The American Civil Liberties Union of Florida, Inc. sued Dixie County in 2007, arguing that a Ten Commandments monument in front of the county courthouse violates the First Amendment's Establishment Clause. The County moved for summary judgment, claiming that plaintiff John Doe, the ACLU member through whom the ACLU claimed standing, could not demonstrate an actual injury that he had suffered as a result of the display. The district court denied the motion, and eventually granted summary judgment in favor of the ACLU.
Standing, however, still matters to the Eleventh Circuit Court of Appeals.
The Atlanta-based appellate court remanded the case, noting that an evidentiary hearing on the issue of standing was merited.
So what's Doe's damage?
John Doe resides primarily in North Carolina. He's never lived in the Dixie County, and he doesn't own property there, but he's considered buying land in the County.
In 2007, Doe had to go to the Dixie County courthouse for the first time. According to the Eleventh Circuit opinion, Doe had not been aware of the statue's existence prior to that visit, and the experience of seeing the statue was negative. He was "shocked," but he managed to take care of his business at the courthouse after snapping a picture of the monument with his phone.
Five years later, Doe still hasn't purchased property in the County. In his deposition, he said his reason for not purchasing property was "the Dixie County government probably. The display of the monuments, the monument ... I found other things I was offended by."

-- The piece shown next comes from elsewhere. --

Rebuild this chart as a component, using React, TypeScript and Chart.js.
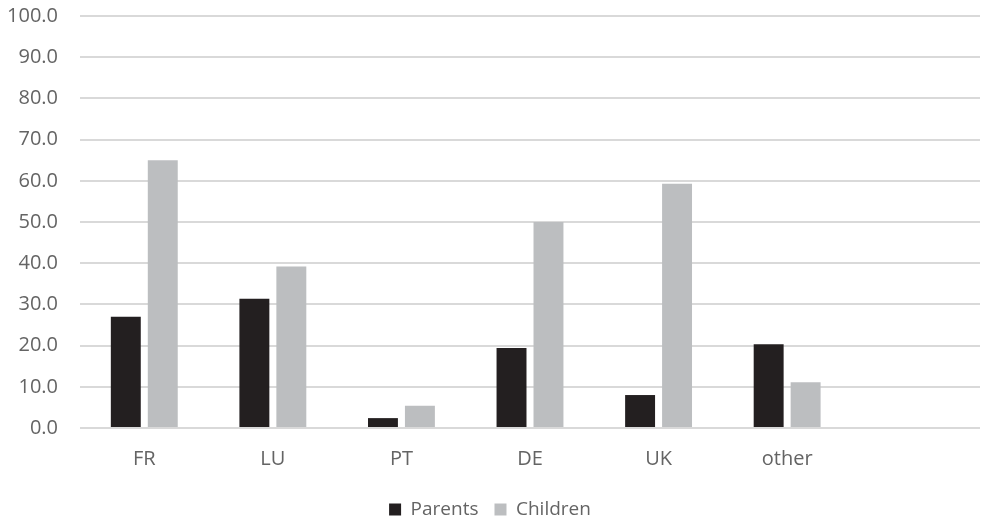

In a subsequent affidavit to the trial court, Doe said the monument was the only thing standing in the way of a property purchase.
Judge Maurice Paul relied solely on the affidavit before ruling that the monument must go. The Eleventh Circuit Court of Appeals, however, concluded that Judge Paul should have also considered the deposition evidence in his standing analysis, reports The Wall Street Journal.
The case will now bounce back to the Judge Paul for a second round of standing analysis.
Even if the courts decide that Doe has standing to bring his case and order the monument's removal, the statue could survive Supreme Court review. In 2005, the Supreme Court ruled that displaying the Ten Commandments could be constitutional if the purpose of the display was honoring the nation's legal traditions, rather than religious traditions. The Court, however, has not considered the issue since that time, despite some justices' protestations that the Court's Establishment Clause jurisprudence warrants clarification.